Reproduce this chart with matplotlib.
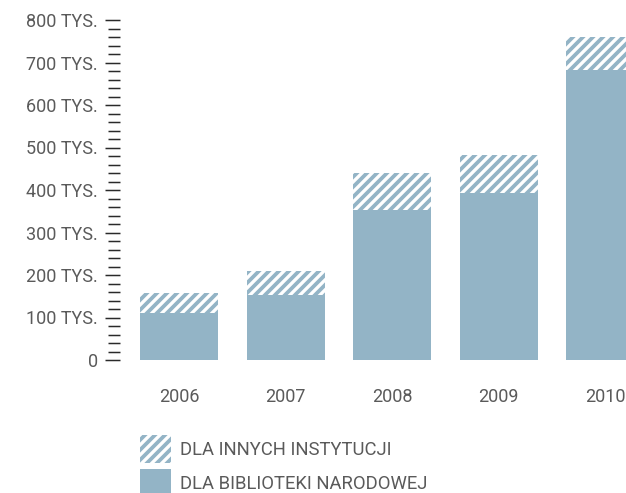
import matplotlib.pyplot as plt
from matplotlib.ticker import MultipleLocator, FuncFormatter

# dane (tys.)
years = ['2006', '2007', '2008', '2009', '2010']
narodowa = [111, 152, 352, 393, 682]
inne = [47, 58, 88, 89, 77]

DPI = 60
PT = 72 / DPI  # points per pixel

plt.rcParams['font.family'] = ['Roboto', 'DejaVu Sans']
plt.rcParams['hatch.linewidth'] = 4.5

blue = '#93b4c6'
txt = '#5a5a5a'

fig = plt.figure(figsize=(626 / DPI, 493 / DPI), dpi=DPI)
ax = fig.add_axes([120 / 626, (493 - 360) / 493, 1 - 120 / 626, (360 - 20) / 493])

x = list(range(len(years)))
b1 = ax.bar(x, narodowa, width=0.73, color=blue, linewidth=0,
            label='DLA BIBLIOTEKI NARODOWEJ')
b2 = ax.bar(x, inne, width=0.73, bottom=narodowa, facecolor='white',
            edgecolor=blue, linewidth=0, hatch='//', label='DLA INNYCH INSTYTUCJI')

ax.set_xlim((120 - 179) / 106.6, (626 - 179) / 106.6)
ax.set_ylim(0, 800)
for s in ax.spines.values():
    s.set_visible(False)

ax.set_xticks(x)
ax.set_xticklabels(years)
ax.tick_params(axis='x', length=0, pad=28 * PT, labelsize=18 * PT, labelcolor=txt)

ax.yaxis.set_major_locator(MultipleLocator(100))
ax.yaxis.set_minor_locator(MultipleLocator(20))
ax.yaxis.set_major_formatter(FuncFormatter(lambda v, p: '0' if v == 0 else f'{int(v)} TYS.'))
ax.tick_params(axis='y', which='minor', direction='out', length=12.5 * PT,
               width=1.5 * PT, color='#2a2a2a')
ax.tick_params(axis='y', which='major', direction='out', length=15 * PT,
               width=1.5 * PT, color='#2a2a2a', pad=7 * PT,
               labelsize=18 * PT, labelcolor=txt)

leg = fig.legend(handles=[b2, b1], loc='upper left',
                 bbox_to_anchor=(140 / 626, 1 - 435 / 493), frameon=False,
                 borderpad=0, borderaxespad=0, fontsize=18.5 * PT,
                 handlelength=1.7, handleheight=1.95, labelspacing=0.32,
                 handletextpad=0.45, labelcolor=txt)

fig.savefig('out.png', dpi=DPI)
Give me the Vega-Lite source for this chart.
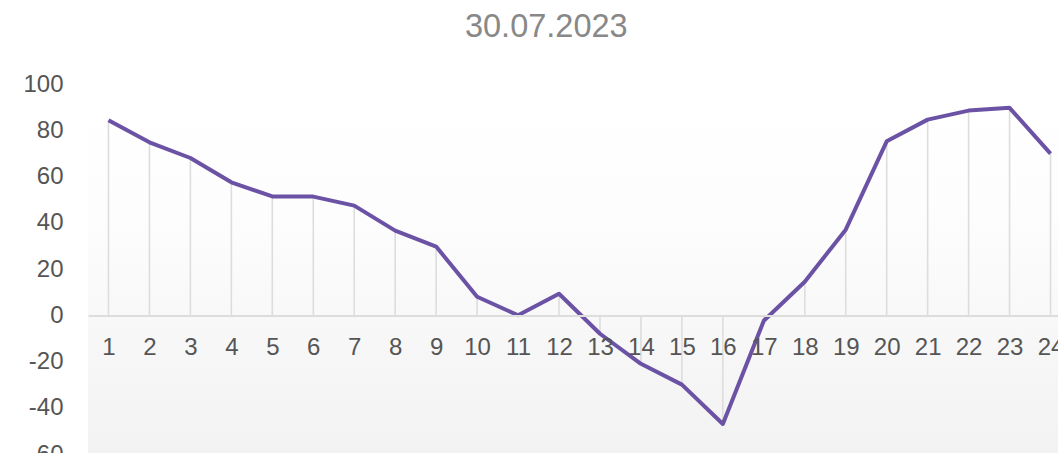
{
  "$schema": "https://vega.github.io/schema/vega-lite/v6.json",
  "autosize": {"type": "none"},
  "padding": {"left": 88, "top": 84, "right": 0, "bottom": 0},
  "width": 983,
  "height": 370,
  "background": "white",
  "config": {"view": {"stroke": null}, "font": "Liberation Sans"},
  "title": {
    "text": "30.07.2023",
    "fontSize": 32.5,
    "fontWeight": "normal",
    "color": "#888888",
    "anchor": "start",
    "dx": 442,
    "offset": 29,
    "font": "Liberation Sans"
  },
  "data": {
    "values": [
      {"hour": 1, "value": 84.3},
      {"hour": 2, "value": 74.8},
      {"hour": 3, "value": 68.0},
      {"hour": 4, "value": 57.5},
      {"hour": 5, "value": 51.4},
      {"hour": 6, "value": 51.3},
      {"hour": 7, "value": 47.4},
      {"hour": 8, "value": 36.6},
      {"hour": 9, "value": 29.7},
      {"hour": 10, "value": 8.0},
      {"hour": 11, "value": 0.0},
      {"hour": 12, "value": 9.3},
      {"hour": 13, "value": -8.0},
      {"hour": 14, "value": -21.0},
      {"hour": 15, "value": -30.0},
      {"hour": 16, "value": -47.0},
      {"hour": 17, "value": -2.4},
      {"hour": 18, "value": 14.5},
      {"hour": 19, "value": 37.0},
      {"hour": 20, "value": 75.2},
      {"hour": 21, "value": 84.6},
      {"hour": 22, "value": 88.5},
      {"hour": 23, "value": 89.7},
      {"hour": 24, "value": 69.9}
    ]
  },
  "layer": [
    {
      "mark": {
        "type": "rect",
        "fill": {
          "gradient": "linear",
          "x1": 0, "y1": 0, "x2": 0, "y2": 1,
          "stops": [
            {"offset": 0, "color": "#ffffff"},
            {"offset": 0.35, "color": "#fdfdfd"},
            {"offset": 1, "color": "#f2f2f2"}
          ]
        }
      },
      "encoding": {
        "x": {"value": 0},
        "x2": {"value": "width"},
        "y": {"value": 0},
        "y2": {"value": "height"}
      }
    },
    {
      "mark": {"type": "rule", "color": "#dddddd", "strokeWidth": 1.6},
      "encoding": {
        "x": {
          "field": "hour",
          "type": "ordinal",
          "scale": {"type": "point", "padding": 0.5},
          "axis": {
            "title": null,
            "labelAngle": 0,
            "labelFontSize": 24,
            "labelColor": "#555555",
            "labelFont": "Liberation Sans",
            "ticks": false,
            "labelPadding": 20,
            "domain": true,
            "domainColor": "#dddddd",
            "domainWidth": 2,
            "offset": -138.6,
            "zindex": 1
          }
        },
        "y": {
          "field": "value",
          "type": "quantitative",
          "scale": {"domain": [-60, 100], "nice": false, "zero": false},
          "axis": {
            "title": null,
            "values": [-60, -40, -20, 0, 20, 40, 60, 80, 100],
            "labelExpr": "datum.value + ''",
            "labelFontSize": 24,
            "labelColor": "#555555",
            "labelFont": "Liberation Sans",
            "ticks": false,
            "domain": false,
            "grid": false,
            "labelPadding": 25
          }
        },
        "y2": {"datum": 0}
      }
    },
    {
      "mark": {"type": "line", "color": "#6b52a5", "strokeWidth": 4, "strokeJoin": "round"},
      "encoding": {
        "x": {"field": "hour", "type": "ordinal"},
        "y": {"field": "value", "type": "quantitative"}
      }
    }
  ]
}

DIRECTIONS FOR THIS TASK: Go through the listing above and locate each line that holds the word "matplotlib". Copy those lines.

WORKED SOLUTION:
Reproduce this chart with matplotlib.
import matplotlib.pyplot as plt
from matplotlib.ticker import MultipleLocator, FuncFormatter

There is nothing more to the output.